Appropriate work programmes have been set for each of the LOAs, a minimum of 15 new infill wells and 30 heavy workovers (these are inclusive of recompletions) to be completed over the licence period, obligations which Trinity is highly confident of exceeding and a new focus on Enhanced Oil Recovery projects/feasibility assessments marries well with Trinity’s 3D data driven approach enabling the company to identify applicable areas of interest and reduce geological risk.

The overriding royalty rates have been favourably adjusted on a block-by-block basis to incentivise higher activity levels and maximise economic recoveries: For the current oil price band (US$50.01-70.00) the base ORR has been reduced by 15% and the enhanced ORRs have been reduced by between 40-63% dependent on the oil price band.

New super-enhanced ORRs, 50% lower than the enhanced ORRs, apply across all oil price bands once the production thresholds are exceeded.
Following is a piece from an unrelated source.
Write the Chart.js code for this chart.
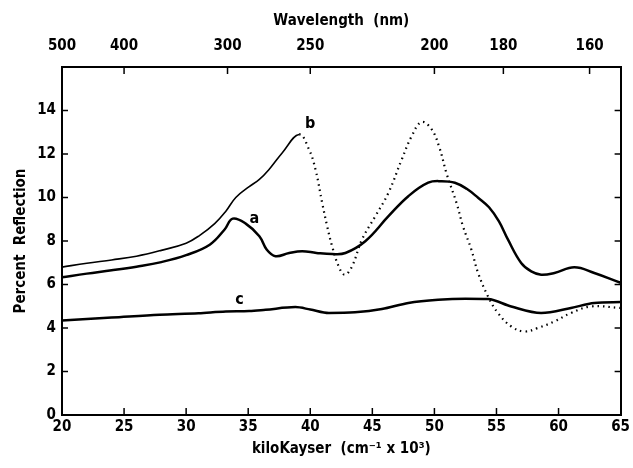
<!DOCTYPE html>
<html>
<head>
<meta charset="utf-8">
<script src="https://cdn.jsdelivr.net/npm/chart.js@4"></script>
<style>
  html, body { margin: 0; padding: 0; background: #fff; }
  canvas { display: block; }
</style>
</head>
<body>
<canvas id="reflChart" width="633" height="468"></canvas>
<script>
// curve a (solid)
const aX = [20, 22, 24, 26, 28, 30, 31.9, 33.1, 33.75, 34.8, 35.9, 36.5, 37.2, 38.3, 39.35, 40.5, 41.76, 42.83, 44.43, 46.3, 47.9, 49.5, 50.6, 51.65, 52.6, 53.52, 54.4, 55.2, 55.93, 56.99, 57.8, 58.6, 59.67, 61.27, 62.88, 65];
const aY = [6.33, 6.5, 6.65, 6.82, 7.03, 7.35, 7.83, 8.53, 9.03, 8.8, 8.22, 7.6, 7.3, 7.45, 7.53, 7.45, 7.4, 7.45, 7.99, 9.14, 10.06, 10.68, 10.75, 10.68, 10.4, 9.99, 9.55, 8.9, 8.06, 6.99, 6.6, 6.45, 6.53, 6.79, 6.53, 6.08];

// curve b (solid up to the first peak, dotted after)
const bX = [20, 22, 24, 26, 28, 30, 31.07, 32.3, 33.2, 34, 35.08, 35.9, 36.68, 37.75, 39.1, 39.9, 40.42, 40.96, 41.36, 41.76, 42.29, 42.77, 43.36, 44.16, 45.24, 46.3, 47.37, 48.17, 48.97, 49.78, 50.4, 50.98, 51.78, 52.3, 52.98, 53.52, 54.32, 55.12, 56.19, 57.26, 58.33, 59.67, 61, 62.6, 65];
const bY = [6.8, 6.98, 7.13, 7.3, 7.57, 7.9, 8.25, 8.8, 9.37, 10.0, 10.5, 10.83, 11.29, 12.06, 12.9, 12.21, 11.29, 9.75, 8.68, 7.76, 6.83, 6.45, 6.83, 8.06, 9.14, 10.22, 11.75, 12.82, 13.47, 13.13, 12.3, 11.1, 9.75, 8.68, 7.6, 6.53, 5.45, 4.69, 4.07, 3.84, 4.0, 4.3, 4.69, 4.99, 4.92];

// curve c (solid)
const cX = [20, 24, 27.86, 31, 33.2, 35.08, 36.4, 38.8, 40, 41.5, 43.6, 45.77, 47.9, 50.3, 52.5, 54.32, 56.19, 58.6, 61, 62.88, 65];
const cY = [4.35, 4.48, 4.61, 4.68, 4.76, 4.78, 4.84, 4.96, 4.85, 4.69, 4.72, 4.87, 5.15, 5.3, 5.35, 5.33, 4.99, 4.69, 4.92, 5.15, 5.19];

// curve labels
const labelText = ['a', 'b', 'c'];
const labelX = [35.5, 40.0, 34.3];
const labelY = [9.0, 13.4, 5.3];

// top axis: wavelength in nm
const wavelengths = [500, 400, 300, 250, 200, 180, 160];

const bSolidUntil = 39.1;

const toPoints = (xs, ys) => xs.map((x, i) => ({ x: x, y: ys[i] }));

const fontFamily = "'DejaVu Sans Condensed', 'DejaVu Sans', sans-serif";
const tickFont = { family: fontFamily, size: 15, weight: 'bold' };

// 안쪽으로 향하는 눈금 그리기
const inwardTicks = {
    id: 'inwardTicks',
    afterDatasetsDraw(chart) {
        const { ctx, chartArea: a, scales } = chart;
        ctx.save();
        ctx.strokeStyle = '#000';
        ctx.lineWidth = 1.5;
        scales.x.ticks.forEach(t => {
            const px = scales.x.getPixelForValue(t.value);
            if (px < a.left + 2 || px > a.right - 2) return;
            ctx.beginPath(); ctx.moveTo(px, a.bottom); ctx.lineTo(px, a.bottom - 7); ctx.stroke();
        });
        scales.x2.ticks.forEach(t => {
            const px = scales.x2.getPixelForValue(t.value);
            if (px < a.left + 2 || px > a.right - 2) return;
            ctx.beginPath(); ctx.moveTo(px, a.top); ctx.lineTo(px, a.top + 7); ctx.stroke();
        });
        scales.y.ticks.forEach(t => {
            const py = scales.y.getPixelForValue(t.value);
            if (py < a.top + 2 || py > a.bottom - 2) return;
            ctx.beginPath(); ctx.moveTo(a.left, py); ctx.lineTo(a.left + 6, py); ctx.stroke();
            ctx.beginPath(); ctx.moveTo(a.right, py); ctx.lineTo(a.right - 6, py); ctx.stroke();
        });
        ctx.restore();
    }
};

// 곡선 이름 (a, b, c)
const curveLabels = {
    id: 'curveLabels',
    afterDatasetsDraw(chart) {
        const { ctx, scales } = chart;
        ctx.save();
        ctx.fillStyle = '#000';
        ctx.font = "bold 16px " + fontFamily;
        ctx.textAlign = 'center';
        ctx.textBaseline = 'middle';
        labelText.forEach((s, i) => {
            ctx.fillText(s, scales.x.getPixelForValue(labelX[i]), scales.y.getPixelForValue(labelY[i]));
        });
        ctx.restore();
    }
};

const ctx = document.getElementById('reflChart').getContext('2d');

new Chart(ctx, {
    type: 'line',
    data: {
        datasets: [
            {
                label: 'a',
                data: toPoints(aX, aY),
                borderColor: '#000',
                borderWidth: 2.5,
                pointRadius: 0,
                tension: 0.4
            },
            {
                label: 'b',
                data: toPoints(bX, bY),
                borderColor: '#000',
                borderWidth: 1.6,
                pointRadius: 0,
                tension: 0.4,
                segment: {
                    borderDash: c => c.p0.parsed.x >= bSolidUntil ? [1.5, 4] : undefined,
                    borderWidth: c => c.p0.parsed.x >= bSolidUntil ? 2.2 : undefined
                }
            },
            {
                label: 'c',
                data: toPoints(cX, cY),
                borderColor: '#000',
                borderWidth: 2.5,
                pointRadius: 0,
                tension: 0.4,
                cubicInterpolationMode: 'monotone'
            }
        ]
    },
    options: {
        responsive: false,
        animation: false,
        events: [],
        plugins: {
            legend: { display: false },
            tooltip: { enabled: false }
        },
        scales: {
            x: {
                type: 'linear',
                position: 'bottom',
                min: 20,
                max: 65,
                grid: { display: false, drawTicks: false },
                border: { display: true, color: '#000', width: 2 },
                ticks: { stepSize: 5, color: '#000', font: tickFont, padding: 3, maxRotation: 0 },
                title: {
                    display: true,
                    text: 'kiloKayser  (cm⁻¹ x 10³)',
                    color: '#000',
                    font: tickFont,
                    padding: { top: 0, bottom: 10 }
                },
                afterFit: s => { s.height = 53; }
            },
            x2: {
                type: 'linear',
                axis: 'x',
                position: 'top',
                min: 20,
                max: 65,
                grid: { display: false, drawTicks: false },
                border: { display: true, color: '#000', width: 2 },
                afterBuildTicks: s => { s.ticks = wavelengths.map(w => ({ value: 1e4 / w })); },
                ticks: {
                    color: '#000',
                    font: tickFont,
                    padding: 12,
                    maxRotation: 0,
                    autoSkip: false,
                    callback: v => String(Math.round(1e4 / v))
                },
                title: {
                    display: true,
                    text: 'Wavelength  (nm)',
                    color: '#000',
                    font: tickFont,
                    padding: { top: 12, bottom: 4 }
                },
                afterFit: s => { s.height = 67; }
            },
            y: {
                min: 0,
                max: 16,
                grid: { display: false, drawTicks: false },
                border: { display: true, color: '#000', width: 2 },
                ticks: {
                    stepSize: 2,
                    color: '#000',
                    font: tickFont,
                    padding: 6,
                    callback: v => v === 16 ? '' : String(v)
                },
                title: {
                    display: true,
                    text: 'Percent  Reflection',
                    color: '#000',
                    font: tickFont,
                    padding: { top: 12, bottom: 6 }
                },
                afterFit: s => { s.width = 62; }
            },
            y2: {
                axis: 'y',
                position: 'right',
                min: 0,
                max: 16,
                grid: { display: false, drawTicks: false },
                border: { display: true, color: '#000', width: 2 },
                ticks: { display: false },
                afterFit: s => { s.width = 10; }
            }
        }
    },
    plugins: [inwardTicks, curveLabels]
});
</script>
</body>
</html>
The thresholds up to which the base and enhanced ORRs apply decline at approximately 2% per annum across the licence term, further incentivising the licence operators to optimise the productivity of the fields for the long term.

The improved royalty structure rewards production increases from all activity types (not just drilling new infill wells as was previously the case) so the aggregate increase in NAV across the onshore portfolio is estimated at between 4-14% dependent on where realised prices are between US$30-US$65/bbl and at the current oil price, the accretion to the onshore portfolio NAV is estimated to be c.7%.

Bruce Dingwall, CBE, Executive Chairman of Trinity, commented:
“We are delighted to have renewed these licences for double the previous tenure, and on improved terms, which will work for the benefit of all stakeholders. We continue to have a strong relationship with Heritage and the terms of the extension provide us with the ability to focus on driving value as we increase production from existing and new wells, especially on the back of now having the 3D seismic data. When combined with the Government’s recent moves to reform the SPT regime, the commercial and fiscal backdrop is moving in the right direction for existing operators to invest further and to attract new entrants into the region.

“Trinity has long-championed its portfolio approach and we have a broad range of near-term and longer-term opportunities all geared towards increased production, returns and scalability.”